Technique is only half the battle in the ring. With this in mind, Zwicker had another hurdle to jump, one that would lead her to figure out who she was.
When she was working as a valet, she would aim to portray a similar image to the male wrestler she was cheerleading. Usually, she was a heel. “I tried to be a snooty classy girl when I was with James Steele and when I was working with ‘Country Idol’ Chris Hicks, I ended up being a country girl.” When Zwicker branched out on her own, she had an even harder time determining who she was supposed to be in the ring.
“Everyone always told me that I was so bright and bubbly, like a babyface. Then, I teamed up with my girl Maddison Miles, who is the ultimate babyface, so I finally felt like I could be myself,” she said. It was more natural for Zwicker, it was simply her own personality but dialed up.
Zwicker also learned a new skill while wrestling, except it had nothing to do with grappling.
She taught herself to sew and make her own patterns for her gear. She invested in other tools to put herself out there for different promoters. “I’ve been trying to learn a little more about photography so I can do my own photoshoots and I’m making my own merchandise. I’m really trying to up my game in every aspect of my gimmick,” she explained.
Others have started to take notice of her hard work as well. “The sky is the limit for Alix for is any reason, her drive and dedication to advancing in the business is a lot passion in a lot of today’s generation of new wrestlers,” said Danny Warren, who is promoting the CWE show on Friday, and wrestles as Danny Duggan.

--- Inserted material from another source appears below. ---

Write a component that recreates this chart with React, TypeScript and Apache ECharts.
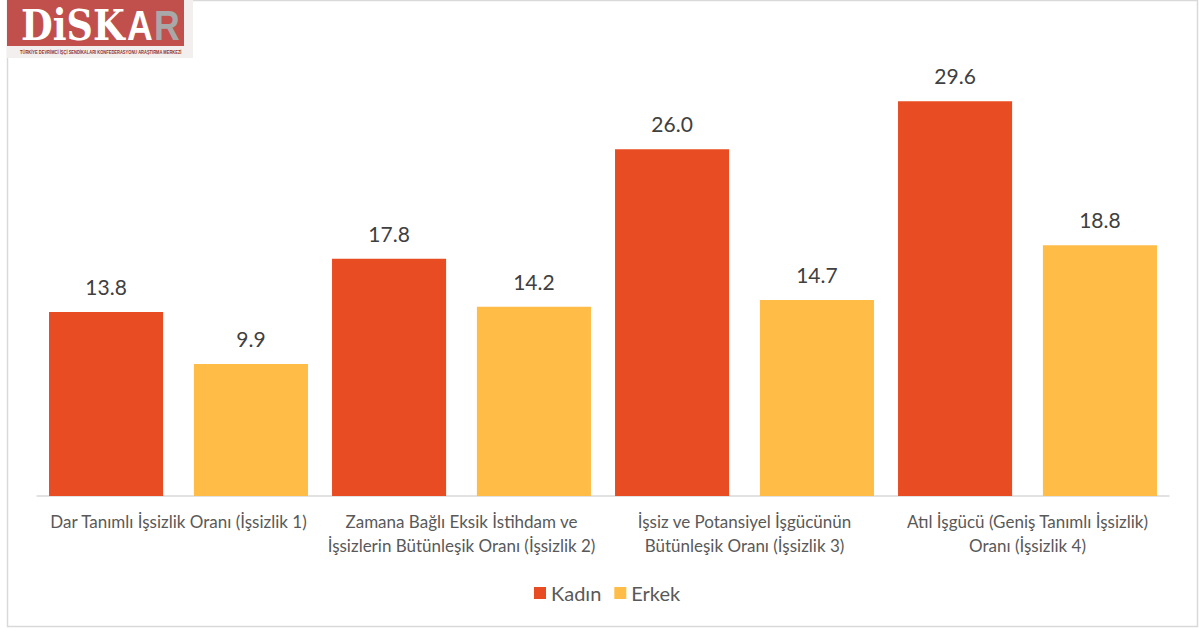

He added that Zwicker has made many sacrifices in her personal and professional life to get where she is in the ring more than any other independent women’s wrestler in Canada. “That work ethic combined for her personality, marketability, and talent is the perfect storm for success.”
The Masterpiece of the East has been gaining traction with different promotions across Canada, such as Canada’s Wrestling Elite, Pure Power Wrestling and Vision Pro Wrestling. She networked at the 2019 Cauliflower Alley Club reunion in Las Vegas, and even won the unofficial late-night strut-off with Maddison Miles.

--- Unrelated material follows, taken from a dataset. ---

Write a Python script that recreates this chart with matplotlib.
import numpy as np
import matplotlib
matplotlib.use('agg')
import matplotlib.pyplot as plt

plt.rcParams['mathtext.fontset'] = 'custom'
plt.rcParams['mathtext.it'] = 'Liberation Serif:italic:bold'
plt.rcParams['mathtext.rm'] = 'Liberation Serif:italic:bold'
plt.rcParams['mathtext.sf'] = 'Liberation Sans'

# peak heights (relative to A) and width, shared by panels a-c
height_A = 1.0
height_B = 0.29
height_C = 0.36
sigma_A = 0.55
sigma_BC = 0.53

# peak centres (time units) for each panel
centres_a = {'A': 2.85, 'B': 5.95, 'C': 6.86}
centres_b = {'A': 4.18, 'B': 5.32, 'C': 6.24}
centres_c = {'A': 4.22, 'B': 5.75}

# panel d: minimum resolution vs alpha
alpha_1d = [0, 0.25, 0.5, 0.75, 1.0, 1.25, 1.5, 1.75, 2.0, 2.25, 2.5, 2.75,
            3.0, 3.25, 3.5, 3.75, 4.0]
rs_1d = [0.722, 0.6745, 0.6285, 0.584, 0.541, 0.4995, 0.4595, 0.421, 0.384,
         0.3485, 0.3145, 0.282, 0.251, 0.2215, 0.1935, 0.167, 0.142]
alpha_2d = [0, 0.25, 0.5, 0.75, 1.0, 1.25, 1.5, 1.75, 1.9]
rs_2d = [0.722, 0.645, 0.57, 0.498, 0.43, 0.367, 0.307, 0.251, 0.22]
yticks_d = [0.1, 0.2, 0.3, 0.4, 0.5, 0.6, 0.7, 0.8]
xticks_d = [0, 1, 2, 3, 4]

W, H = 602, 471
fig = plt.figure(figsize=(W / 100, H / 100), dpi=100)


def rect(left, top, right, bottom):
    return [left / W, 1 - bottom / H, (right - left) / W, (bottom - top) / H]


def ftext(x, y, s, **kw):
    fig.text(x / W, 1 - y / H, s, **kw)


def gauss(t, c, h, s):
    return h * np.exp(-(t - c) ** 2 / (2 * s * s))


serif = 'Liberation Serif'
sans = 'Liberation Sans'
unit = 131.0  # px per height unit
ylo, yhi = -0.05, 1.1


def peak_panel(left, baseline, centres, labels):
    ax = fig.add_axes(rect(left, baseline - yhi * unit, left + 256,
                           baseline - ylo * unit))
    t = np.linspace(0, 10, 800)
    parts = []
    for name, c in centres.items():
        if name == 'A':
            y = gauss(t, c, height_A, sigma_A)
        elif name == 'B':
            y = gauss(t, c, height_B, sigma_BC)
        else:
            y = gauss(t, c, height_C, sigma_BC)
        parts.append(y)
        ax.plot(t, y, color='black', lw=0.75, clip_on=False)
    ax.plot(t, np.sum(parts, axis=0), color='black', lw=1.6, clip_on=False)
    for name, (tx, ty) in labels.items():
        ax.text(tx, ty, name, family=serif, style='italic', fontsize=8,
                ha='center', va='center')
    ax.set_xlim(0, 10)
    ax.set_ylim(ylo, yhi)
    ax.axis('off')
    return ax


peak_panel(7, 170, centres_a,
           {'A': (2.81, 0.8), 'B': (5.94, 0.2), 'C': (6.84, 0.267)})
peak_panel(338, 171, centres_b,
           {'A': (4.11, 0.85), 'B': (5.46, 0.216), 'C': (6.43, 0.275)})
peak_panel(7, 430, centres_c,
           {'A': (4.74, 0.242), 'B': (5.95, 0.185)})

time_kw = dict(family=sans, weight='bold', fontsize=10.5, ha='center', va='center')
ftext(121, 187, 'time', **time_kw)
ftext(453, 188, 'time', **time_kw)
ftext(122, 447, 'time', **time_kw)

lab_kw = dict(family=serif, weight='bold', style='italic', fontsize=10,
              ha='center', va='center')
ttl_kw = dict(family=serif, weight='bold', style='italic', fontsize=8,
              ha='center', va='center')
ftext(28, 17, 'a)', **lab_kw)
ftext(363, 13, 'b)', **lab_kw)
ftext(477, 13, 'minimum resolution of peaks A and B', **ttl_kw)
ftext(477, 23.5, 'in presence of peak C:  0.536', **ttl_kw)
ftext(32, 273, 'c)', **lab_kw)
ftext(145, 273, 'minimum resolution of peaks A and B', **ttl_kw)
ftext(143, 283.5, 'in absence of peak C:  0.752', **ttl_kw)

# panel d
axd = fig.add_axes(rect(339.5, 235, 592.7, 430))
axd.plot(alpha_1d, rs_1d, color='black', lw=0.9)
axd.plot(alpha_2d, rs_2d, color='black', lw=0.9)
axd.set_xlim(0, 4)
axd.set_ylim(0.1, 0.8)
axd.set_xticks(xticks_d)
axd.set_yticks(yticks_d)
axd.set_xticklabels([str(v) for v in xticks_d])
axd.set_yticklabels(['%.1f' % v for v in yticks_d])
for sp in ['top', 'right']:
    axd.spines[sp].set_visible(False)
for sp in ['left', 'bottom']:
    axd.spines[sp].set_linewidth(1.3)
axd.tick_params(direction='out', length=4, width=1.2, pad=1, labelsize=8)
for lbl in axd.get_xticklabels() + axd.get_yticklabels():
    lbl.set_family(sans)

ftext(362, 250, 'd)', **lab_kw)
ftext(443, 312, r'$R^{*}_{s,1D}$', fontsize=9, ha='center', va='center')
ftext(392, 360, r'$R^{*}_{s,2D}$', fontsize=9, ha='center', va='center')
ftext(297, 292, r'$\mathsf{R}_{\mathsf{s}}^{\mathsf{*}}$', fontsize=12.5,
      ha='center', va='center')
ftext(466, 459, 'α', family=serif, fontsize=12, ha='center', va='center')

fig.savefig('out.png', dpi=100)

Interviewed during the COVID-19 outbreak, she lamented last bookings, including CWE’s cancelled multi-province 11th Anniversary Tour.
“It really sucks,” she said, getting choked up. “As hard as it is, it’s also a weird relief that I don’t have to put my body through the ringer, but the fact that I won’t get to see people is killing me.”
During quarantine, Zwicker put her mind and body to productive activities. “I’ve been having wicked home workouts and doing more DDP Yoga than I’ve ever done before.”
Zwicker uses that same mentality when planning her future goals, or whenever she is able to resume her in-ring appearances. “I want to work with people who are more experienced than me and can really teach me the things that I need to know that will make me into the wrestler than I’ve always wanted to be,” Zwicker said.
She wants to push herself, work on her confidence and get as much practice as she can. “I need to put the effort in the areas that it needs to be.”
Zwicker, in her early 30s, said that she can’t wait anymore, that she needs to learn as much as she can so she can achieve something she’s always wanted: to be a full-time professional wrestler.